OBJECTIVE: Copy out each line exactly; pictures stay out of the copy.
:::
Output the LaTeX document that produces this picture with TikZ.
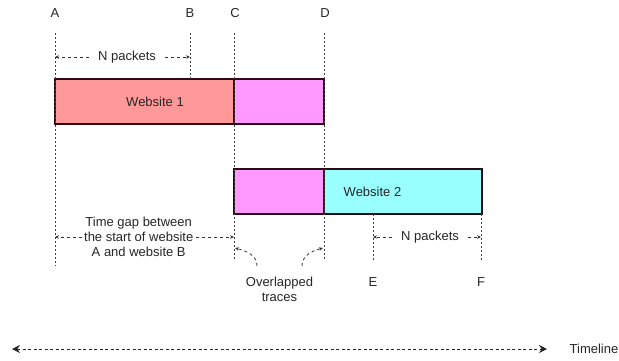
\documentclass[tikz,border=0pt]{standalone}
\usepackage{fontspec}
\setmainfont{Liberation Sans}
\usetikzlibrary{arrows.meta}

\definecolor{webone}{HTML}{FF9999}
\definecolor{overlap}{HTML}{FF99FF}
\definecolor{webtwo}{HTML}{99FFFF}
\definecolor{boxline}{HTML}{2E0A14}

\begin{document}
\begin{tikzpicture}[x=1pt,y=-1pt,
  every node/.style={font=\fontsize{13}{15}\selectfont,text=black!85},
  blk/.style={draw=boxline,line width=1.6pt,minimum height=45pt,inner sep=0pt},
  guide/.style={draw=black!75,line width=0.9pt,dash pattern=on 2pt off 2pt},
  span/.style={draw=black!80,line width=0.8pt,dash pattern=on 3pt off 3pt,-{Stealth[length=4pt,width=3.5pt]}},
  timeline/.style={draw=black!85,line width=0.9pt,dash pattern=on 3pt off 2.5pt,
    {Stealth[length=8pt,width=8pt]}-{Stealth[length=8pt,width=8pt]}}]
\useasboundingbox (0,0) rectangle (619,360);

% boxes
\node[blk,fill=webone,minimum width=179pt] (w1) at (144.5,101.5) {};
\node[blk,fill=overlap,minimum width=90pt] (o1) at (279,101.5) {};
\node[blk,fill=overlap,minimum width=90pt] (o2) at (279,191.5) {};
\node[blk,fill=webtwo,minimum width=158pt] (w2) at (403,191.5) {};
\node (w1lbl) at (155,101.5) {Website 1};
\node (w2lbl) at (372.5,192) {Website 2};

% time marks
\node (A) at (55,13) {A};
\node (B) at (190,13) {B};
\node (C) at (235,13) {C};
\node (D) at (325,13) {D};
\node (E) at (373,282) {E};
\node (F) at (481,282) {F};

\coordinate (a0) at (55,33);  \coordinate (a1) at (55,266);
\coordinate (b0) at (190,33); \coordinate (b1) at (190,79);
\coordinate (c0) at (234,33); \coordinate (c1) at (234,260);
\coordinate (d0) at (324,33); \coordinate (d1) at (324,260);
\coordinate (e0) at (373,214); \coordinate (e1) at (373,260);
\coordinate (f0) at (481,214); \coordinate (f1) at (481,260);
\foreach \p in {a,b,c,d,e,f}
  \draw[guide] (\p0) -- (\p1);

% spans
\node (np1) at (127,57) {N packets};
\draw[span] ([xshift=-6pt]np1.west) -- (55,57);
\draw[span] ([xshift=6pt]np1.east) -- (190,57);

\node[align=center,inner sep=1pt] (gap) at (138.7,237) {Time gap between\\the start of website\\A and website B};
\draw[span] ([xshift=-1pt]gap.west) -- (55,237);
\draw[span] ([xshift=2pt]gap.east) -- (234,237);

\node (np2) at (430,237) {N packets};
\draw[span] ([xshift=-6pt]np2.west) -- (373,237);
\draw[span] ([xshift=6pt]np2.east) -- (481,237);

\node[align=center,inner sep=1pt] (ov) at (279.5,289.5) {Overlapped\\traces};
\coordinate (ovl) at (257,266); \coordinate (ovr) at (302,266);
\draw[span] (ovl) to[out=90,in=-15] (235,248);
\draw[span] (ovr) to[out=90,in=195] (323,248);

% timeline
\node (tl) at (594,349) {Timeline};
\coordinate (t0) at (12,349); \coordinate (t1) at (547,349);
\draw[timeline] (t0) -- (t1);
\end{tikzpicture}
\end{document}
:::
RESULT:
Output the LaTeX document that produces this picture with TikZ.
\documentclass[tikz,border=0pt]{standalone}
\usepackage{fontspec}
\setmainfont{Liberation Sans}
\usetikzlibrary{arrows.meta}

\definecolor{webone}{HTML}{FF9999}
\definecolor{overlap}{HTML}{FF99FF}
\definecolor{webtwo}{HTML}{99FFFF}
\definecolor{boxline}{HTML}{2E0A14}

\begin{document}
\begin{tikzpicture}[x=1pt,y=-1pt,
  every node/.style={font=\fontsize{13}{15}\selectfont,text=black!85},
  blk/.style={draw=boxline,line width=1.6pt,minimum height=45pt,inner sep=0pt},
  guide/.style={draw=black!75,line width=0.9pt,dash pattern=on 2pt off 2pt},
  span/.style={draw=black!80,line width=0.8pt,dash pattern=on 3pt off 3pt,-{Stealth[length=4pt,width=3.5pt]}},
  timeline/.style={draw=black!85,line width=0.9pt,dash pattern=on 3pt off 2.5pt,
    {Stealth[length=8pt,width=8pt]}-{Stealth[length=8pt,width=8pt]}}]
\useasboundingbox (0,0) rectangle (619,360);

% boxes
\node[blk,fill=webone,minimum width=179pt] (w1) at (144.5,101.5) {};
\node[blk,fill=overlap,minimum width=90pt] (o1) at (279,101.5) {};
\node[blk,fill=overlap,minimum width=90pt] (o2) at (279,191.5) {};
\node[blk,fill=webtwo,minimum width=158pt] (w2) at (403,191.5) {};
\node (w1lbl) at (155,101.5) {Website 1};
\node (w2lbl) at (372.5,192) {Website 2};

% time marks
\node (A) at (55,13) {A};
\node (B) at (190,13) {B};
\node (C) at (235,13) {C};
\node (D) at (325,13) {D};
\node (E) at (373,282) {E};
\node (F) at (481,282) {F};

\coordinate (a0) at (55,33);  \coordinate (a1) at (55,266);
\coordinate (b0) at (190,33); \coordinate (b1) at (190,79);
\coordinate (c0) at (234,33); \coordinate (c1) at (234,260);
\coordinate (d0) at (324,33); \coordinate (d1) at (324,260);
\coordinate (e0) at (373,214); \coordinate (e1) at (373,260);
\coordinate (f0) at (481,214); \coordinate (f1) at (481,260);
\foreach \p in {a,b,c,d,e,f}
  \draw[guide] (\p0) -- (\p1);

% spans
\node (np1) at (127,57) {N packets};
\draw[span] ([xshift=-6pt]np1.west) -- (55,57);
\draw[span] ([xshift=6pt]np1.east) -- (190,57);

\node[align=center,inner sep=1pt] (gap) at (138.7,237) {Time gap between\\the start of website\\A and website B};
\draw[span] ([xshift=-1pt]gap.west) -- (55,237);
\draw[span] ([xshift=2pt]gap.east) -- (234,237);

\node (np2) at (430,237) {N packets};
\draw[span] ([xshift=-6pt]np2.west) -- (373,237);
\draw[span] ([xshift=6pt]np2.east) -- (481,237);

\node[align=center,inner sep=1pt] (ov) at (279.5,289.5) {Overlapped\\traces};
\coordinate (ovl) at (257,266); \coordinate (ovr) at (302,266);
\draw[span] (ovl) to[out=90,in=-15] (235,248);
\draw[span] (ovr) to[out=90,in=195] (323,248);

% timeline
\node (tl) at (594,349) {Timeline};
\coordinate (t0) at (12,349); \coordinate (t1) at (547,349);
\draw[timeline] (t0) -- (t1);
\end{tikzpicture}
\end{document}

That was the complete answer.